WRITTEN EXERCISE — Include the line containing "c.stroke();" and all lines before it, repeated exactly from the listing below, without pictures.

INFORMATION SUPPLIED —
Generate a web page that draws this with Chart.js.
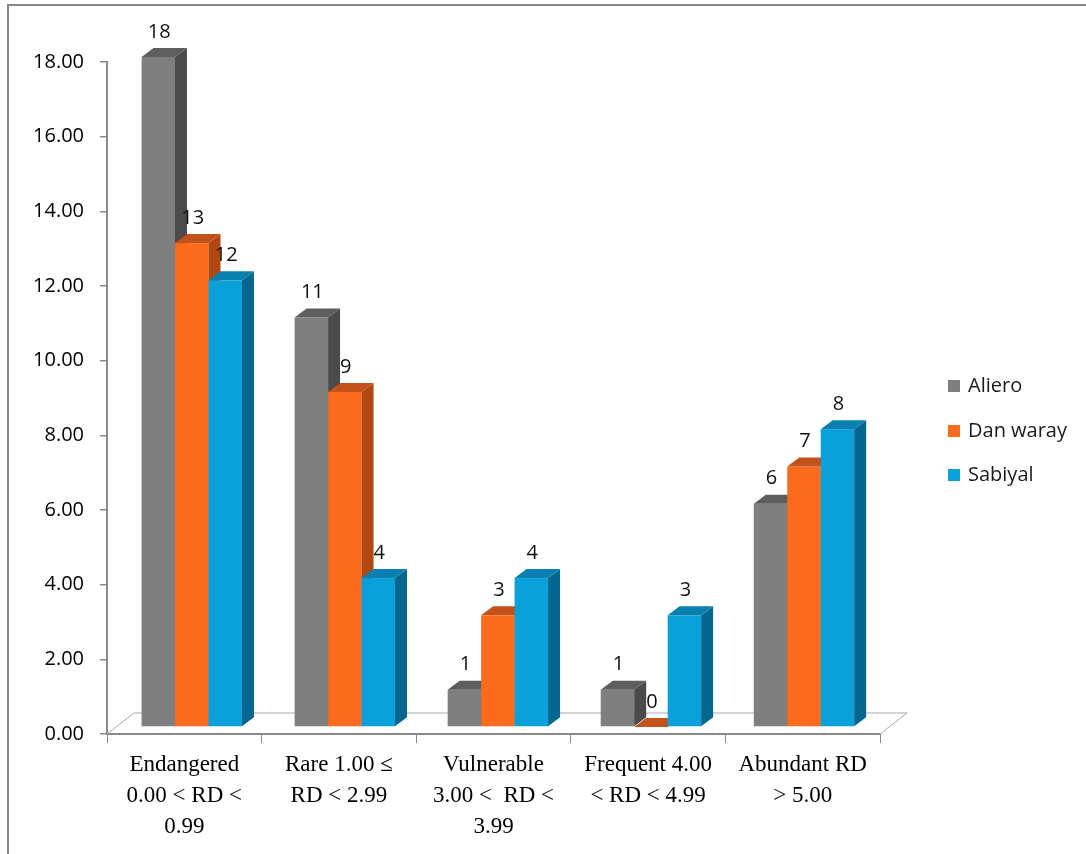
<!DOCTYPE html>
<html>
<head>
<meta charset="utf-8">
<script src="https://cdn.jsdelivr.net/npm/chart.js@4.4.1/dist/chart.umd.min.js"></script>
<style>
html, body { margin: 0; padding: 0; background: #fff; overflow: hidden; }
#frame { position: absolute; left: 7px; top: 4px; width: 1200px; height: 1000px; border: 2px solid #878787; }
#wrap { position: absolute; left: 0; top: 0; width: 1086px; height: 854px; }
</style>
</head>
<body>
<div id="frame"></div>
<div id="wrap"><canvas id="chart" width="1086" height="854"></canvas></div>
<script>
// データ
var categories = [
    ['Endangered', '0.00 < RD <', '0.99'],
    ['Rare 1.00 \u2264', 'RD < 2.99'],
    ['Vulnerable', '3.00 <  RD <', '3.99'],
    ['Frequent 4.00', '< RD < 4.99'],
    ['Abundant RD', '> 5.00']
];
var aliero = [18, 11, 1, 1, 6];
var danWaray = [13, 9, 3, 0, 7];
var sabiyal = [12, 4, 4, 3, 8];
var seriesNames = ['Aliero', 'Dan waray', 'Sabiyal'];
var yMax = 18;
var yStep = 2;

// 3D風の面の色 (前, 横, 上)
var faceColors = [
    { front: '#7f7f7f', side: '#4b4b4b', top: '#5e5e5e' },
    { front: '#fa6b1d', side: '#b24710', top: '#c2521a' },
    { front: '#0aa1da', side: '#05668f', top: '#0a80b0' }
];
var depthX = 12, depthY = -9; // 棒の奥行き
var floorX = 27, floorY = -21; // 床の奥行き

// 奥の面に合わせた少しの縮小
function px(x) { return 0.99 * x + 9.3; }
function py(y) { return 0.997 * y - 4.8; }

var bars3d = {
    id: 'bars3d',
    beforeDatasetsDraw: function(chart) {
        var c = chart.ctx;
        var a = chart.chartArea;
        c.save();
        // 床
        c.strokeStyle = '#a8a8a8';
        c.lineWidth = 1;
        c.beginPath();
        c.moveTo(a.left, a.bottom);
        c.lineTo(a.left + floorX, a.bottom + floorY);
        c.lineTo(a.right + floorX, a.bottom + floorY);
        c.lineTo(a.right, a.bottom);
        c.stroke();

        var n = chart.data.datasets.length;
        for (var j = 0; j < categories.length; j++) {
            for (var i = 0; i < n; i++) {
                var el = chart.getDatasetMeta(i).data[j];
                var col = faceColors[i];
                var L = px(el.x - el.width / 2), R = px(el.x + el.width / 2);
                var T = py(el.y), B = py(el.base);
                // 前面
                c.fillStyle = col.front;
                c.fillRect(L, T, R - L, B - T);
                // 横
                c.fillStyle = col.side;
                c.beginPath();
                c.moveTo(R, T);
                c.lineTo(R + depthX, T + depthY);
                c.lineTo(R + depthX, B + depthY);
                c.lineTo(R, B);
                c.closePath();
                c.fill();
                // 上
                c.fillStyle = col.top;
                c.beginPath();
                c.moveTo(L, T);
                c.lineTo(L + depthX, T + depthY);
                c.lineTo(R + depthX, T + depthY);
                c.lineTo(R, T);
                c.closePath();
                c.fill();
            }
        }
        // 数値ラベル
        c.fillStyle = '#111';
        c.font = '20px "Open Sans"';
        c.textAlign = 'center';
        c.textBaseline = 'middle';
        for (var i2 = 0; i2 < n; i2++) {
            var meta = chart.getDatasetMeta(i2);
            var vals = chart.data.datasets[i2].data;
            meta.data.forEach(function(el, k) {
                var cx = px(el.x) + 1;
                c.fillText(String(vals[k]), cx, py(el.y) - 25);
            });
        }
        c.restore();
        return false; // 標準の棒は描かない
    },
    afterDraw: function(chart) {
        // 凡例
        var c = chart.ctx;
        c.save();
        c.font = '20px "Open Sans"';
        c.textAlign = 'left';
        c.textBaseline = 'middle';
        var rows = [386, 431, 475];
        chart.data.datasets.forEach(function(ds, i) {
            c.fillStyle = ds.backgroundColor;
            c.fillRect(948, rows[i] - 6, 12, 12);
            c.fillStyle = '#1a1a1a';
            c.fillText(ds.label, 968, rows[i]);
        });
        c.restore();
    }
};

var chart = new Chart(document.getElementById('chart').getContext('2d'), {
    type: 'bar',
    data: {
        labels: categories,
        datasets: [
            { label: seriesNames[0], data: aliero, backgroundColor: faceColors[0].front },
            { label: seriesNames[1], data: danWaray, backgroundColor: faceColors[1].front },
            { label: seriesNames[2], data: sabiyal, backgroundColor: faceColors[2].front }
        ]
    },
    options: {
        responsive: false,
        animation: false,
        categoryPercentage: 0.656,
        barPercentage: 1,
        layout: {
            padding: { left: 0, right: 206, top: 62, bottom: 0 }
        },
        scales: {
            x: {
                grid: { offset: true, drawOnChartArea: false, tickLength: 9, color: '#8a8a8a', lineWidth: 1 },
                border: { color: '#8a8a8a', width: 2 },
                ticks: {
                    color: '#000',
                    font: { family: '"Liberation Serif"', size: 23, lineHeight: 1.35 },
                    padding: 6,
                    maxRotation: 0,
                    autoSkip: false
                },
                afterFit: function(s) {
                    s.height = 120;
                    s.paddingLeft = 0;
                    s.paddingRight = 0;
                }
            },
            y: {
                min: 0,
                max: yMax,
                grid: { drawOnChartArea: false, tickLength: 7, color: '#8a8a8a', lineWidth: 1.5 },
                border: { color: '#8a8a8a', width: 2 },
                ticks: {
                    stepSize: yStep,
                    color: '#000',
                    font: { family: '"Open Sans"', size: 20 },
                    padding: 16,
                    callback: function(v) { return v.toFixed(2); }
                },
                afterFit: function(s) {
                    s.width = 107;
                    s.paddingTop = 0;
                    s.paddingBottom = 0;
                }
            }
        },
        plugins: {
            legend: { display: false },
            tooltip: { enabled: false }
        }
    },
    plugins: [bars3d]
});
</script>
</body>
</html>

EXERCISE RESPONSE —
Generate a web page that draws this with Chart.js.
<!DOCTYPE html>
<html>
<head>
<meta charset="utf-8">
<script src="https://cdn.jsdelivr.net/npm/chart.js@4.4.1/dist/chart.umd.min.js"></script>
<style>
html, body { margin: 0; padding: 0; background: #fff; overflow: hidden; }
#frame { position: absolute; left: 7px; top: 4px; width: 1200px; height: 1000px; border: 2px solid #878787; }
#wrap { position: absolute; left: 0; top: 0; width: 1086px; height: 854px; }
</style>
</head>
<body>
<div id="frame"></div>
<div id="wrap"><canvas id="chart" width="1086" height="854"></canvas></div>
<script>
// データ
var categories = [
    ['Endangered', '0.00 < RD <', '0.99'],
    ['Rare 1.00 \u2264', 'RD < 2.99'],
    ['Vulnerable', '3.00 <  RD <', '3.99'],
    ['Frequent 4.00', '< RD < 4.99'],
    ['Abundant RD', '> 5.00']
];
var aliero = [18, 11, 1, 1, 6];
var danWaray = [13, 9, 3, 0, 7];
var sabiyal = [12, 4, 4, 3, 8];
var seriesNames = ['Aliero', 'Dan waray', 'Sabiyal'];
var yMax = 18;
var yStep = 2;

// 3D風の面の色 (前, 横, 上)
var faceColors = [
    { front: '#7f7f7f', side: '#4b4b4b', top: '#5e5e5e' },
    { front: '#fa6b1d', side: '#b24710', top: '#c2521a' },
    { front: '#0aa1da', side: '#05668f', top: '#0a80b0' }
];
var depthX = 12, depthY = -9; // 棒の奥行き
var floorX = 27, floorY = -21; // 床の奥行き

// 奥の面に合わせた少しの縮小
function px(x) { return 0.99 * x + 9.3; }
function py(y) { return 0.997 * y - 4.8; }

var bars3d = {
    id: 'bars3d',
    beforeDatasetsDraw: function(chart) {
        var c = chart.ctx;
        var a = chart.chartArea;
        c.save();
        // 床
        c.strokeStyle = '#a8a8a8';
        c.lineWidth = 1;
        c.beginPath();
        c.moveTo(a.left, a.bottom);
        c.lineTo(a.left + floorX, a.bottom + floorY);
        c.lineTo(a.right + floorX, a.bottom + floorY);
        c.lineTo(a.right, a.bottom);
        c.stroke();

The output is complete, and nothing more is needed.